It was graduation day and the most important moment of Elizabeth’s life had arrived, the moment for which she’d spent years preparing. The dean of the Faculty was about to announce the class’ best student. Nervous, she was mentally going through her speech, she could already see the plaque engraved with her name hanging in the university corridor. Suddenly, she was awoken from her day-dream by the sound of a different name. “But, wait! I’m not the best?”. She was overcome with feelings of rage and frustration. Without this recognition, the last 5 years were down the drain.
How many times felt like all your work and effort wasn’t worth it because you didn’t reach a goal? From school through to university, we’re taught that the grades we receive at the end of the semester dictate if we have obtained the necessary knowledge to pass. How does this method of learning affect us when we have to face the professional world? Is there a reason why we encourage competitiveness between students and in ourselves?

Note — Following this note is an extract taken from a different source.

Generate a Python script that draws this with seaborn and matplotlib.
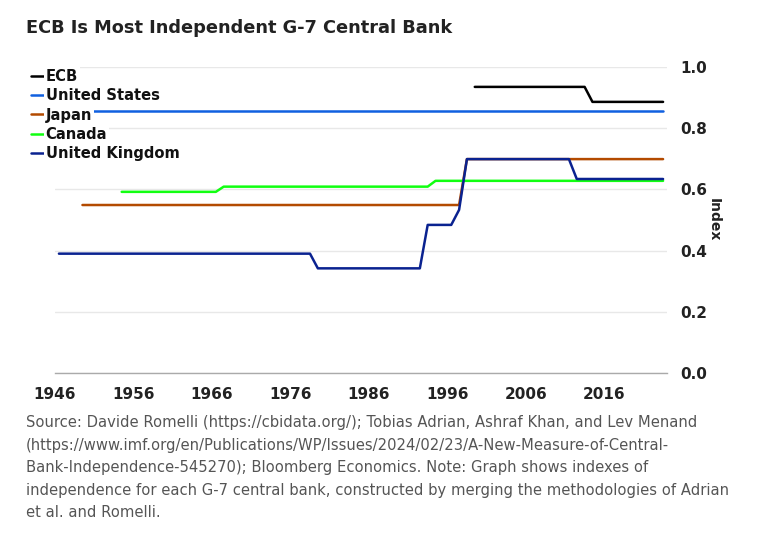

For a long time, centuries, exams didn’t exist in the occidental world. They Originally Came From China [ESP], where the dynasty Han (206 a.C onwards) made up a complex system of tests to gain access to The General State Administration.
Incredibly competitive, these tests lasted for 3 entire days. Out of the 450 000 people that participated, only 600 succeeded and gained access . Many died of anger or exhaustion.
The question you might ask yourself is, if it required so much effort (and even to risk your life) with little possibility of passing, why in the world would they even participate? The answer (according to the historians), is for status, recognition, network and a place within the local elite.